Après 96 heures de garde à vue dans le cadre de l'enquête sur l'assassinat au couteau d'un enseignant vendredi à Arras (Pas-de-Calais), l'assaillant, et possiblement d'autres suspects, seront présentés mardi à un juge d'instruction antiterroriste de Paris en vue d'une éventuelle mise en examen. Onze personnes étaient en garde à vue à la Sous-direction antiterroriste de la police judiciaire (Sdat) et à la Direction générale de la sécurité intérieure (DGSI) lundi matin, selon une source policière.
Suivi par la DGSI "depuis la fin du mois de juillet"
Trois gardes à vue ont été levées dans la journée lundi, selon cette même source. Aucune information n'a été donnée sur le nombre de suspects qui pourraient être présentés mardi à un magistrat antiterroriste.

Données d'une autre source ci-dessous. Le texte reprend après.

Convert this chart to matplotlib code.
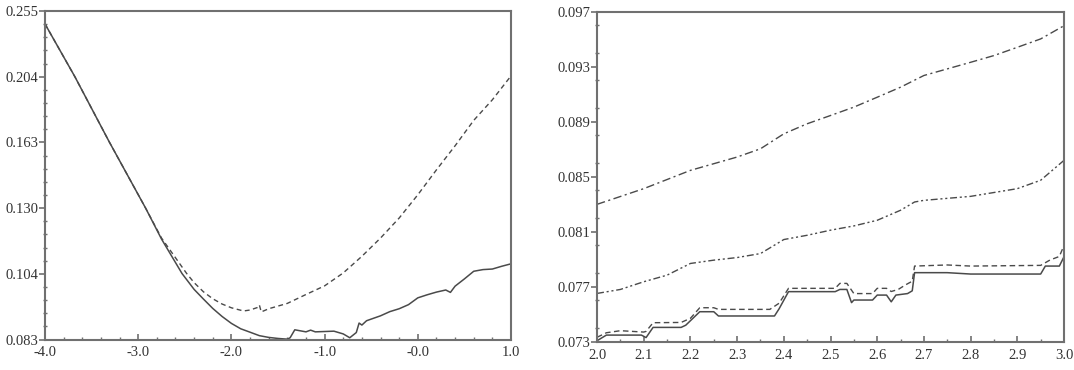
#!/usr/bin/env python3
"""Two-panel line chart: log-scaled error curve (left) and step curves (right)."""
import numpy as np
import matplotlib
matplotlib.use("Agg")
import matplotlib.pyplot as plt
from matplotlib.ticker import FixedLocator, MultipleLocator

plt.rcParams["font.family"] = ["Liberation Serif", "DejaVu Serif"]

# ── Left panel data ─────────────────────────────────────────────────────
left_solid_x = [-4.0, -3.68, -3.31, -2.92, -2.75, -2.53, -2.4, -2.3, -2.2, -2.1, -2.0,
                -1.9, -1.8, -1.7, -1.6, -1.5, -1.4, -1.37, -1.32, -1.2, -1.15, -1.1, -1.0,
                -0.9, -0.8, -0.73, -0.66, -0.63, -0.6, -0.55, -0.5, -0.4, -0.3, -0.2,
                -0.1, 0.0, 0.1, 0.2, 0.3, 0.35, 0.4, 0.5, 0.6, 0.7, 0.8, 0.9, 1.0]
left_solid_y = [0.2440, 0.2038, 0.1630, 0.1300, 0.1170, 0.1040, 0.0985, 0.0953, 0.0923,
                0.0898, 0.0877, 0.0861, 0.0851, 0.0841, 0.0836, 0.0833, 0.0831, 0.0835,
                0.0858, 0.0852, 0.0857, 0.0852, 0.0853, 0.0854, 0.0846, 0.0835, 0.0850,
                0.0878, 0.0872, 0.0885, 0.0890, 0.0900, 0.0913, 0.0922, 0.0935, 0.0957,
                0.0967, 0.0976, 0.0983, 0.0975, 0.0996, 0.1021, 0.1048, 0.1054, 0.1056,
                0.1066, 0.1075]

left_dash_x = [-4.0, -3.68, -3.31, -2.92, -2.75, -2.48, -2.4, -2.3, -2.2, -2.1, -2.0,
               -1.87, -1.8, -1.72, -1.70, -1.68, -1.6, -1.4, -1.2, -1.0, -0.8,
               -0.6, -0.4, -0.2, 0.0, 0.2, 0.4, 0.6, 0.8, 1.0]
left_dash_y = [0.2440, 0.2038, 0.1630, 0.1300, 0.1174, 0.1040, 0.1008, 0.0977, 0.0954,
               0.0937, 0.0925, 0.0915, 0.0918, 0.0926, 0.0934, 0.0912, 0.0922, 0.0939,
               0.0968, 0.0997, 0.1042, 0.1103, 0.1174, 0.1257, 0.1361, 0.1482, 0.1609,
               0.1755, 0.1883, 0.2043]

left_xticks = [-4.0, -3.0, -2.0, -1.0, 0.0, 1.0]
left_xlabels = ["-4.0", "-3.0", "-2.0", "-1.0", "-0.0", "1.0"]
left_ylabels = ["0.083", "0.104", "0.130", "0.163", "0.204", "0.255"]

# ── Right panel data ────────────────────────────────────────────────────
r_top_x = [2.0, 2.1, 2.2, 2.3, 2.35, 2.4, 2.45, 2.5, 2.55, 2.6, 2.65, 2.7, 2.75, 2.8,
           2.85, 2.9, 2.95, 3.0]
r_top_y = [0.08299, 0.08413, 0.08546, 0.08643, 0.08703, 0.08812, 0.08885, 0.08945,
           0.09006, 0.09078, 0.09151, 0.09236, 0.09284, 0.09332, 0.09381, 0.09441,
           0.09502, 0.09598]

r_mid_x = [2.0, 2.05, 2.1, 2.15, 2.2, 2.25, 2.3, 2.35, 2.4, 2.45, 2.5, 2.55, 2.6, 2.65,
           2.68, 2.7, 2.8, 2.9, 2.95, 3.0]
r_mid_y = [0.07651, 0.07680, 0.07736, 0.07784, 0.07869, 0.07893, 0.07912, 0.07941,
           0.08043, 0.08074, 0.08111, 0.08142, 0.08183, 0.08256, 0.08316, 0.08328,
           0.08357, 0.08413, 0.08474, 0.08619]

r_dash_x = [2.0, 2.02, 2.05, 2.1, 2.105, 2.12, 2.18, 2.2, 2.22, 2.25, 2.26, 2.37, 2.39,
            2.41, 2.51, 2.52, 2.535, 2.55, 2.59, 2.6, 2.62, 2.63, 2.645, 2.66, 2.675,
            2.68, 2.75, 2.8, 2.95, 2.97, 2.99, 3.0]
r_dash_y = [0.07332, 0.07365, 0.07380, 0.07370, 0.07375, 0.07438, 0.07440, 0.07470,
            0.07547, 0.07547, 0.07535, 0.07535, 0.07580, 0.07688, 0.07688, 0.07724,
            0.07724, 0.07650, 0.07650, 0.07688, 0.07688, 0.07665, 0.07680, 0.07712,
            0.07740, 0.07850, 0.07858, 0.07850, 0.07855, 0.07894, 0.07920, 0.08000]

r_solid_x = [2.0, 2.02, 2.095, 2.105, 2.12, 2.18, 2.19, 2.22, 2.25, 2.26, 2.38, 2.39,
             2.41, 2.51, 2.52, 2.535, 2.545, 2.55, 2.59, 2.6, 2.62, 2.63, 2.64, 2.665,
             2.675, 2.68, 2.75, 2.8, 2.95, 2.96, 2.99, 3.0]
r_solid_y = [0.07307, 0.07348, 0.07348, 0.07330, 0.07404, 0.07404, 0.07420, 0.07518,
             0.07518, 0.07487, 0.07487, 0.07540, 0.07664, 0.07664, 0.07680, 0.07680,
             0.07584, 0.07603, 0.07603, 0.07639, 0.07639, 0.07590, 0.07639, 0.07650,
             0.07670, 0.07802, 0.07802, 0.07792, 0.07792, 0.07850, 0.07850, 0.07918]

right_xticks = [2.0, 2.1, 2.2, 2.3, 2.4, 2.5, 2.6, 2.7, 2.8, 2.9, 3.0]
right_yticks = [0.073, 0.077, 0.081, 0.085, 0.089, 0.093, 0.097]

LINE = "#4a4a4a"
SPINE = "#707070"
TEXT = "#333333"
FS = 10.5


def style_axes(ax):
    for sp in ax.spines.values():
        sp.set_color(SPINE)
        sp.set_linewidth(1.5)
    ax.tick_params(axis="x", which="major", direction="in", length=4, width=1.2,
                   color=SPINE, labelsize=FS, labelcolor=TEXT, pad=5)
    ax.tick_params(axis="x", which="minor", direction="in", length=2.5, width=1.0, color=SPINE)
    ax.tick_params(axis="y", which="major", direction="out", length=4, width=1.2,
                   color=SPINE, labelsize=FS, labelcolor=TEXT, pad=1)
    ax.tick_params(axis="y", which="minor", direction="inout", length=2.5, width=1.0, color=SPINE)
    ax.tick_params(top=False, right=False, which="both")


fig = plt.figure(figsize=(10.74, 3.70), dpi=100)

# ── Left ────────────────────────────────────────────────────────────────
ax1 = fig.add_axes([0.0419, 0.0824, 0.4339, 0.8878])
ax1.plot(left_dash_x, left_dash_y, color=LINE, lw=1.0, ls=(0, (3.5, 2.5)))
ax1.plot(left_solid_x, left_solid_y, color=LINE, lw=1.1)
ax1.set_yscale("log")
ylo, yhi = 0.083, 0.255
ax1.set_xlim(-4.0, 1.0)
ax1.set_ylim(ylo, yhi)
ax1.yaxis.set_major_locator(FixedLocator(np.geomspace(ylo, yhi, 6)))
ax1.set_yticklabels(left_ylabels)
ax1.yaxis.set_minor_locator(FixedLocator(np.geomspace(ylo, yhi, 26)))
ax1.yaxis.set_minor_formatter(plt.NullFormatter())
ax1.set_xticks(left_xticks)
ax1.set_xticklabels(left_xlabels)
ax1.xaxis.set_minor_locator(MultipleLocator(0.2))
style_axes(ax1)

# ── Right ───────────────────────────────────────────────────────────────
ax2 = fig.add_axes([0.5559, 0.0765, 0.4348, 0.8919])
ax2.plot(r_top_x, r_top_y, color=LINE, lw=1.0, ls=(0, (6, 2.5, 1.5, 2.5)))
ax2.plot(r_mid_x, r_mid_y, color=LINE, lw=1.0, ls=(0, (5, 2, 1.5, 2, 1.5, 2)))
ax2.plot(r_dash_x, r_dash_y, color=LINE, lw=1.0, ls=(0, (4, 2.5)))
ax2.plot(r_solid_x, r_solid_y, color=LINE, lw=1.1)
ax2.set_xlim(2.0, 3.0)
ax2.set_ylim(0.073, 0.097)
ax2.set_xticks(right_xticks)
ax2.set_xticklabels([f"{v:.1f}" for v in right_xticks])
ax2.set_yticks(right_yticks)
ax2.set_yticklabels([f"{v:.3f}" for v in right_yticks])
ax2.xaxis.set_minor_locator(MultipleLocator(0.05))
ax2.yaxis.set_minor_locator(MultipleLocator(0.002))
style_axes(ax2)

fig.savefig("out.png", dpi=100)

Le procureur national antiterroriste Jean-François Ricard tiendra mardi à 14 heures une conférence de presse au tribunal judiciaire de Paris pour faire un point sur l'enquête. Parmi les gardés à vue figure l'assaillant, Mohammed Mogouchkov, 20 ans, fiché pour radicalisme.
Vendredi vers 11 heures, muni d'un couteau, il s'est rendu à son ancien établissement, la cité scolaire Gambetta-Carnot. Il a mortellement poignardé Dominique Bernard, professeur de français âgé de 57 ans, puis blessé trois autres personnes avant d'être interpellé par une patrouille de police. Mohammed Mogouchkov était suivi par la DGSI "depuis la fin du mois de juillet", selon le ministre de l'Intérieur Gérald Darmanin, par des écoutes et des mesures de surveillance physique.
Il avait été contrôlé jeudi, la veille des faits, sans "qu'aucune infraction ne puisse lui être reprochée", selon une source du renseignement. Au cours de sa garde à vue, il "ne s'est pas expliqué", a précisé une source policière.
Fratrie signalée
Deux de ses frères ont également été placés en garde à vue: son cadet, âgé de 17 ans, qui se trouvait à proximité d'un autre établissement scolaire d'Arras, mais sans arme, et son aîné, actuellement incarcéré. Ce dernier a été condamné à cinq ans d'emprisonnement, en 2023, pour ne pas avoir dénoncé un projet d'attentat aux abords du palais de l'Elysée. Il a ensuite été condamné pour apologie du terrorisme. Mohammed Mogouchkov, né dans la République russe à majorité musulmane d'Ingouchie, selon l'administration, est arrivé en France en 2008. Il faisait l'objet d'une surveillance des services de renseignements en raison de ses liens avec son frère aîné.
Lui "et même la fratrie avaient fait l'objet depuis plusieurs années de signalements de la part des enseignants" du lycée à Arras, a déclaré dimanche le ministre de l'Education nationale Gabriel Attal. Le père de l'assaillant, fiché S et expulsé en 2018, "était tenant d'un islam radical", selon le ministre de l'Intérieur. "Le père et le frère aîné ont eu une influence déterminante, semble-t-il, dans le passage à l'acte" de Mohammed Mogouchkov, selon l'une des sources policières à l'AFP.
Dépeint comme "violent"
Parmi les gardes à vue levées lundi : celles de la sœur de l'assaillant, née en 2005. Cette dernière "est horrifiée par les agissements de ses frères" et "elle ne comprend pas pourquoi son frère s'en est pris à ce collège", a relaté à l'AFP Mikaël Benillouche, son avocat, contacté par l'AFP. Devant les enquêteurs, elle a raconté avoir "vu son frère Mohammed devenir de plus en plus dur dans sa pratique de l'islam" et l'a dépeint comme "violent", selon son conseil.
Selon le Parisien, les gardes à vue de la mère, d'un oncle de l'assaillant et d'un détenu, ont également été levées. L'assaillant échangeait sur les réseaux sécurisés avec ce dernier qui présente un "profil vraiment inquiétant" et s'est fait remarquer au cours de sa détention pour son "influence auprès des codétenus", selon une source proche. Sa garde à vue a été levée en attendant d'autres investigations techniques, selon le quotidien.
Vendredi, rapidement après les faits, le parquet national antiterroriste a ouvert une enquête pour assassinat et tentative d'assassinat en relation avec une entreprise terroriste et association de malfaiteurs terroriste criminelle. Cette attaque, commise trois ans après l'assassinat du professeur Samuel Paty à Conflans-Sainte-Honorine (Yvelines) selon le même mode opératoire, a de nouveau jeté l'effroi, en particulier chez les enseignants.
Le président Emmanuel Macron a promis lundi que l'école resterait un "rempart contre l'obscurantisme" et "un sanctuaire pour nos élèves et pour tous ceux qui y travaillent". Il assistera jeudi aux obsèques de Dominique Bernard à la cathédrale d'Arras.